Aujourd’hui, les arguments ont évolué. « L’information géographique apparaît comme quelque chose d’hypertechnique, complète Marie-Christine Schott de la région Alsace. L’énergie à la produire occulte l’utilité du rendu. Nous avons le nez dans le guidon et nous sommes presque les seuls à comprendre pourquoi il faut se lancer dans certaines réalisations. » Ce manque de lisibilité, à l’heure où Google Maps semble mettre l’analyse géographique à la portée de tous, pèse sur les géomaticiens. D’autant plus que la situation de certains acteurs publics est fragilisée. Les difficultés à inscrire l’information géographique dans les derniers contrats de plan État-Région (CPER), la crainte d’une remise en cause des infrastructures de données géographiques (IDG) en période de recomposition territoriale et politique ont ainsi motivé les dernières études françaises (GEOPAL, PACA par exemple). En tant que politiques territoriales, les IDG doivent faire la preuve de leur utilité. « Personne n’a de doutes sur l’utilité de l’information géographique dans un organisme, résume Henri Pornon, fondateur de IETI consultants, alors que le débat sur les IDG est récurrent, surtout depuis qu’elles vont au-delà de leurs missions de mutualisation de l’acquisition de référentiels. »
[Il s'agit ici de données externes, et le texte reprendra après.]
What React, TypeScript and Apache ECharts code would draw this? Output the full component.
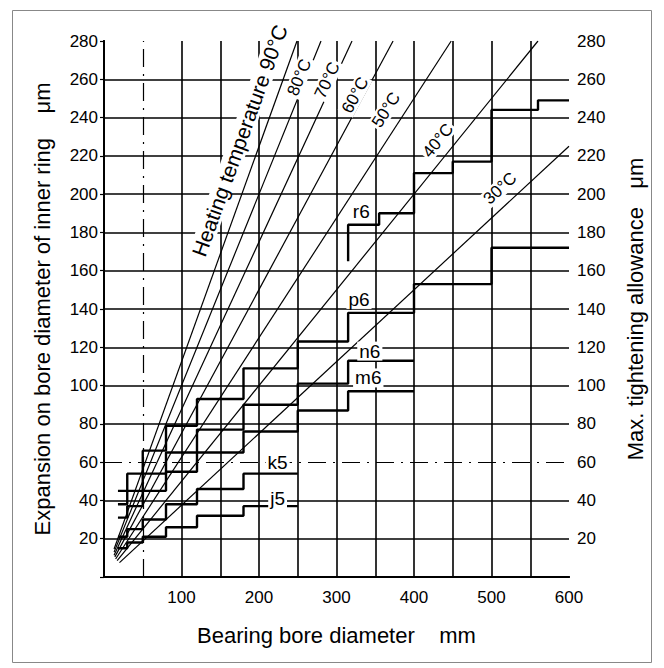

« L’évaluation réalisée en 2014 a été menée dans la perspective du changement de mandature régionale, qui est l’un de nos principaux financeurs, confirme Christine Archias, directrice du CRIGE PACA, cheville ouvrière de la politique géomatique dans la région. Nous devions également convaincre nos nouveaux financeurs que sont les EPCI* de l’intérêt d’un centre de ressources régional. » Il s’agissait avant tout d’évaluer « ce qui avait été fait en PACA depuis dix ans, comme le précise Christine Artico, chef de projet études et observation à la région, et de préparer le troisième CPER ». Du coup, pas de chiffres mais une investigation rétrospective, même si des pistes d’amélioration sont proposées. Ici, ce sont les réalisations et les résultats qui ont été appréciés via une enquête approfondie auprès des ayants droit du CRIGE. « Nous avons poussé notre argumentaire sur les coûts évités pour les nouveaux entrants grâce aux éléments de base fournis par l’évaluation, » complète Christine Artico.
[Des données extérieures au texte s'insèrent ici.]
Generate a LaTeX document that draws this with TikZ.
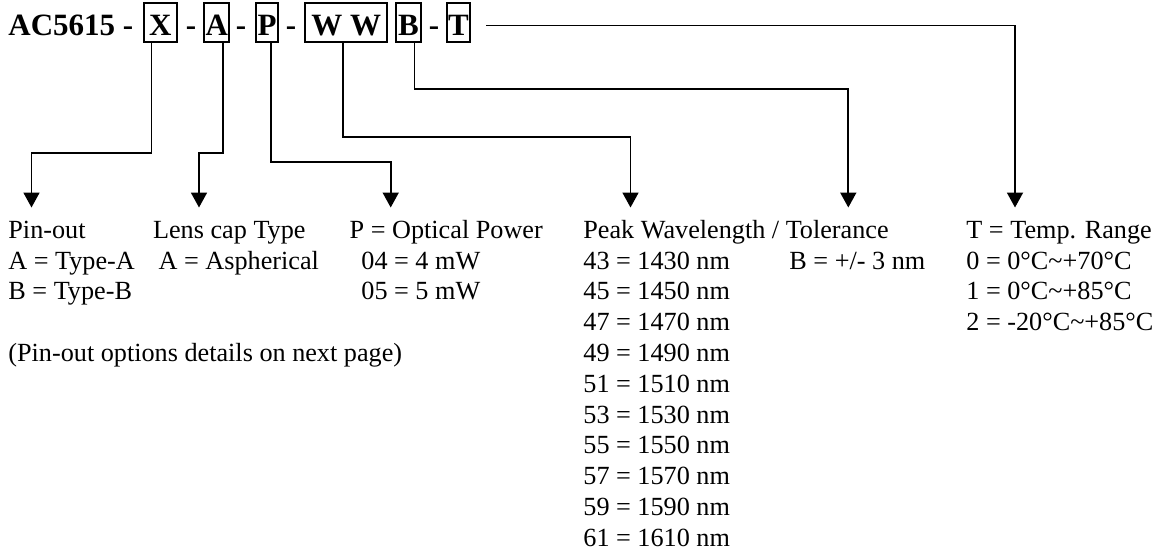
\documentclass[tikz,border=0pt]{standalone}
\usepackage{fontspec}
\setmainfont{Liberation Serif}
\usetikzlibrary{arrows.meta}

\newcommand{\bodysize}{\fontsize{13.1pt}{15.4pt}\selectfont}
\newcommand{\headsize}{\fontsize{15.5pt}{18pt}\selectfont\bfseries}

\tikzset{
  codebox/.style={draw, line width=0.9pt, inner sep=0pt, outer sep=0pt,
    text height=16.15pt, text depth=3.35pt, anchor=base, font=\headsize},
  headtxt/.style={inner sep=0pt, anchor=base, font=\headsize},
  txt/.style={inner sep=0pt, anchor=base west, font=\bodysize},
  conn/.style={line width=0.9pt, -{Triangle[width=8pt,length=7.5pt]}},
}

\begin{document}
\begin{tikzpicture}[x=0.5pt,y=-0.5pt]
  \useasboundingbox (0,0) rectangle (1165,554);
  % Part number with boxed fields
  \node[headtxt, anchor=base west] (title) at (8,35) {AC5615 -};
  \node[codebox, minimum width=16.35pt] (bX) at (160.3,35) {X};
  \node[headtxt] (d1) at (191,35) {-};
  \node[codebox, minimum width=12.5pt] (bA) at (216.8,35) {A};
  \node[headtxt] (d2) at (241,35) {-};
  \node[codebox, minimum width=11.15pt] (bP) at (267.2,35) {P};
  \node[headtxt] (d3) at (291,35) {-};
  \node[codebox, minimum width=41.15pt] (bW) at (346.2,35) {W W};
  \node[codebox, minimum width=12.65pt] (bB) at (408.4,35) {B};
  \node[headtxt] (d4) at (434,35) {-};
  \node[codebox, minimum width=11.65pt] (bT) at (458.4,35) {T};

  % Arrow ends above each column
  \coordinate (pinTip) at (31.5,207.5);
  \coordinate (lensTip) at (199,207.5);
  \coordinate (powTip) at (390.7,207.5);
  \coordinate (wlTip) at (630.5,207.5);
  \coordinate (tolTip) at (848.3,207.5);
  \coordinate (tempTip) at (1015,207.5);
  \coordinate (tStart) at ([shift={(16,3.3)}]bT.east);

  % Connectors
  \draw[conn] ([shift={(-8.8,0)}]bX.south) -- ++(0,111) -| (pinTip);
  \draw[conn] ([shift={(5.9,0)}]bA.south) -- ++(0,111) -| (lensTip);
  \draw[conn] ([shift={(3.8,0)}]bP.south) -- ++(0,120) -| (powTip);
  \draw[conn] ([shift={(-3.5,0)}]bW.south) -- ++(0,95) -| (wlTip);
  \draw[conn] ([shift={(6.1,0)}]bB.south) -- ++(0,47.3) -| (tolTip);
  \draw[conn] (tStart) -| (tempTip);

  % Pin-out
  \node[txt] (pin0) at (8,238.3) {Pin-out};
  \node[txt] (pin1) at (8,269.1) {A = Type-A};
  \node[txt] (pin2) at (8,299.9) {B = Type-B};
  \node[txt] (pinNote) at (8,361.5) {(Pin-out options details on next page)};
  % Lens cap
  \node[txt] (lens0) at (152.7,238.3) {Lens cap Type};
  \node[txt] (lens1) at (158.3,269.1) {A = Aspherical};
  % Optical power
  \node[txt] (pow0) at (349.3,238.3) {P = Optical Power};
  \node[txt] (pow1) at (361,269.1) {04 = 4 mW};
  \node[txt] (pow2) at (361,299.9) {05 = 5 mW};
  % Wavelength and tolerance
  \node[txt] (wl0) at (583,238.3) {Peak Wavelength / Tolerance};
  \foreach \n [count=\i] in {43,45,...,61} {
    \pgfmathtruncatemacro{\wl}{1000+10*\n}
    \node[txt] (wl\n) at ({583},{238.3+\i*30.8}) {\n\ = \wl\ nm};
  }
  \node[txt] (tol1) at (789,269.1) {B = +/- 3 nm};
  % Temperature range
  \node[txt] (temp0) at (966,238.3) {T = Temp. Range};
  \node[txt] (temp1) at (966,269.1) {0 = 0°C\textasciitilde+70°C};
  \node[txt] (temp2) at (966,299.9) {1 = 0°C\textasciitilde+85°C};
  \node[txt] (temp3) at (966,330.7) {2 = -20°C\textasciitilde+85°C};
\end{tikzpicture}
\end{document}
Car les décideurs veulent des chiffres. « Nos membres ont de plus en plus de difficultés à mobiliser des moyens financiers pour SIG L-R. Ils ont besoin d’arguments à fournir à leurs élus » ajoute Laurent Pigache, directeur de l’IDG languedocienne, qui vient, elle aussi, de mener une étude d’impact, centrée sur l’évaluation économique (voir article page 12).
Mêmes motivations en Alsace. « La question nous intéressait depuis longtemps, rappelle Marie-Christine Schott. Plusieurs régions étaient en situation de crise en 2013 et n’avaient pas bouclé leur budget, du coup, le sujet est revenu dans nos discussions entre régions, au sein de l’Afigéo puis de l’Association des régions de France (ARF) ». Et ce ne sont pas moins de cinq régions qui se sont mises d’accord pour cofinancer une thèse sur la valeur et l’impact de l’information géographique dans les territoires. Même si sa temporalité est incompatible avec l’urgence de la situation de certaines IDG, « la thèse nous donnera de solides éléments méthodologiques pour faire face à la prochaine crise » espère Marie-Christine Schott.
En l’absence d’une enquête d’ampleur nationale, qui pourrait être portée par le Conseil national de l’information géographique (CNIG), mais qui ne semble plus à l’ordre du jour, les IDG ont donc choisi de se mobiliser. Face au coût de l’évaluation, qui n’a rien de négligeable, espérons qu’elles arriveront à mutualiser leurs méthodes et leurs résultats.